The smart phone is the branching of the computer as human analog, in a portable format. One of the key aspects of human intellectual activity is mutli-tasking and multi-threading of perception (input), cognition (processing) and communication (output).

The inability of a device to "act" like a human – process multiple perception streams, act on them, synthesize the streams into cogent communication precludes it from being a smart phone.

Today's most iconic smart phone, the iPhone, is a feature phone and not a smart phone. Having a rich "eco system" does not increase the depth of the device, just it's breath.

You are astute in specifying that "Operating systems that do not allow developers to access APIs to extend mobile functionality through third-party software would have to be considered closed, and therefore devices running them would be nothing more than featurephones." But I would add that openness in some cases is not a function of the platform, but the owners of that platform.

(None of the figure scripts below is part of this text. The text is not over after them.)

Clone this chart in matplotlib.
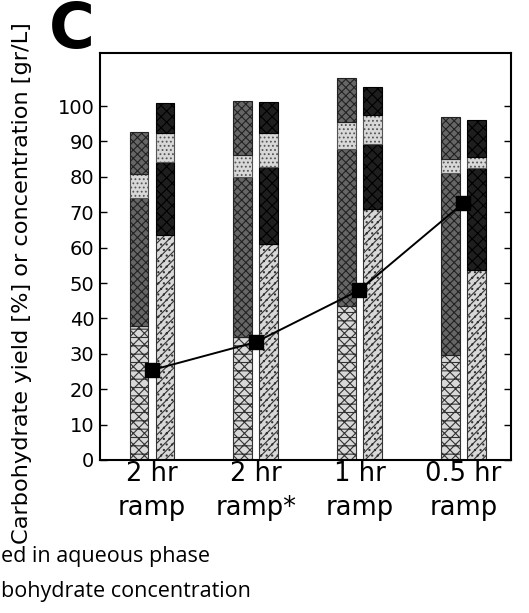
import matplotlib
matplotlib.use("Agg")
import matplotlib.pyplot as plt
import numpy as np

categories = ["2 hr\nramp", "2 hr\nramp*", "1 hr\nramp", "0.5 hr\nramp"]

# Left bars (yield segments, bottom -> top)
left_seg1 = [37.9, 34.7, 43.5, 29.7]
left_seg2 = [36.0, 45.2, 44.5, 51.3]
left_seg3 = [6.9, 6.3, 7.6, 3.9]
left_seg4 = [12.0, 15.2, 12.4, 12.1]

# Right bars (bottom -> top)
right_seg1 = [63.6, 61.0, 71.0, 53.7]
right_seg2 = [20.7, 21.9, 18.4, 28.7]
right_seg3 = [8.2, 9.4, 8.0, 3.3]
right_seg4 = [8.5, 8.9, 8.1, 10.3]

concentration = [25.4, 33.3, 48.0, 72.6]

yticks = [0, 10, 20, 30, 40, 50, 60, 70, 80, 90, 100]

plt.rcParams['hatch.linewidth'] = 0.8

fig = plt.figure(figsize=(5.29, 6.13), dpi=100)
ax = fig.add_axes([0.189, 0.2496, 0.777, 0.664])

x = np.arange(len(categories))
w = 0.18
off = 0.125

left_styles = [
    dict(facecolor="#d8d8d8", hatch="xxx--", edgecolor="#333333"),
    dict(facecolor="#666666", hatch="xxxx", edgecolor="#222222"),
    dict(facecolor="#d8d8d8", hatch="....", edgecolor="#555555"),
    dict(facecolor="#666666", hatch="xxxx", edgecolor="#222222"),
]
right_styles = [
    dict(facecolor="#d8d8d8", hatch="////...", edgecolor="#333333"),
    dict(facecolor="#1e1e1e", hatch="xxx", edgecolor="#000000"),
    dict(facecolor="#d8d8d8", hatch="....", edgecolor="#555555"),
    dict(facecolor="#1e1e1e", hatch="xxx", edgecolor="#000000"),
]

bottom = np.zeros(len(categories))
for seg, st in zip([left_seg1, left_seg2, left_seg3, left_seg4], left_styles):
    ax.bar(x - off, seg, w, bottom=bottom, linewidth=0.8, **st)
    bottom += np.array(seg)

bottom = np.zeros(len(categories))
for seg, st in zip([right_seg1, right_seg2, right_seg3, right_seg4], right_styles):
    ax.bar(x + off, seg, w, bottom=bottom, linewidth=0.8, **st)
    bottom += np.array(seg)

ax.plot(x, concentration, color="black", linewidth=1.4, marker="s",
        markersize=10, markerfacecolor="black", zorder=5)

ax.set_xlim(-0.5, 3.46)
ax.set_ylim(0, 115)
ax.set_yticks(yticks)
ax.set_yticklabels([str(t) for t in yticks], fontsize=14)
ax.set_xticks(x)
ax.set_xticklabels(categories, fontsize=18.5, linespacing=1.4)
ax.tick_params(axis="y", direction="in", left=True, right=True, length=5, width=1, pad=4)
ax.tick_params(axis="x", length=0, pad=1)
for s in ax.spines.values():
    s.set_linewidth(1.5)

ax.set_ylabel("Carbohydrate yield [%] or concentration [gr/L]", fontsize=16.2)
ax.yaxis.set_label_coords(-0.165, 0.435)

fig.text(0.093, 1 - 48 / 613, "C", fontsize=45, fontweight="bold", ha="left",
         va="baseline", family="DejaVu Sans")

fig.text(0.002, 1 - 562 / 613, "ed in aqueous phase", fontsize=15.5, ha="left",
         va="baseline", family="Open Sans")
fig.text(0.002, 1 - 597 / 613, "bohydrate concentration", fontsize=15.5, ha="left",
         va="baseline", family="Open Sans")

fig.savefig("out.png", dpi=100)
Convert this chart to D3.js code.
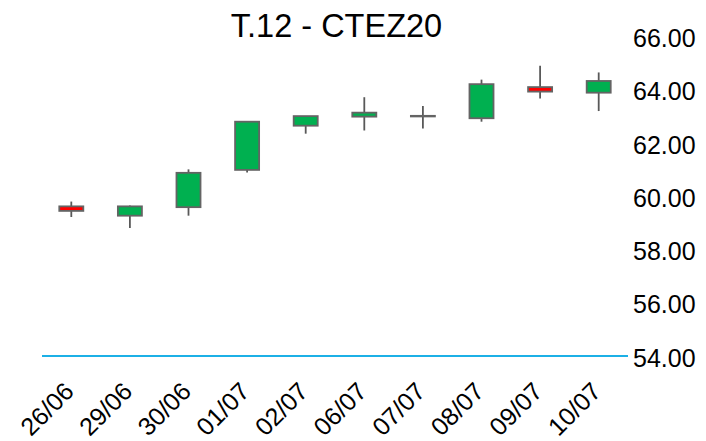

"…that application also takes advantages of hardware and software features specific to that device to enhance the mobile experience."

In the end I think that one of the quickest tests of a device as smart phone vs. feature phone is that the OS and applications deliver multi tasking and multi threading to applications that range from the mundane(PIM) to the sublime(augmented reality) and allow for the interaction between all data on the device (with the understanding of course that if follows the premise of portability and wireless connectivity).

DaveP1 2009-12-04 19:12

Re: Dumbing Down Smartphones
 
Quote:

Originally Posted by Laughing Man (Post 410140)
I've yet to see any other "smartphone" do what the n900 can potentially do with running things like KDE and Debian (based off of what was possible with the n800/n810). Well besides the G1 which can also run Debian and OpenOffice.

And I guess that's the point. The N900 is one among potentially many devices.

Quote:

Originally Posted by Laughing Man (Post 410140)
Edit: I guess an easy way to phrase it would be: Would adding cellular voice capability to any device that is decently portable . . . make it a smartphone or a computer? . . . That's how I see the n900, just the new internet tablet with cellular capability (more so for the mobile data rather than voice). Though understandably not everyone thinks the same way.

Since I'm typing this on my OQO with an embedded 3G radio (Sprint), I can say that a pocketable computer with cellular data is a great device. Adding voice capability would make it a phone and computer combination but it would be huge compared to most phones.

OTOH, taking a PDA or PMP and adding voice and data capability to it, like the Palm TX > Palm Treo > Palm Pre or the iPod Touch > iPhone or the N810 > N900 doesn't suddenly make the device a computer and a phone. It makes it a smart phone (which is not a bad thing). They are just too limited compared to other, available pocketable computers to be considered computers.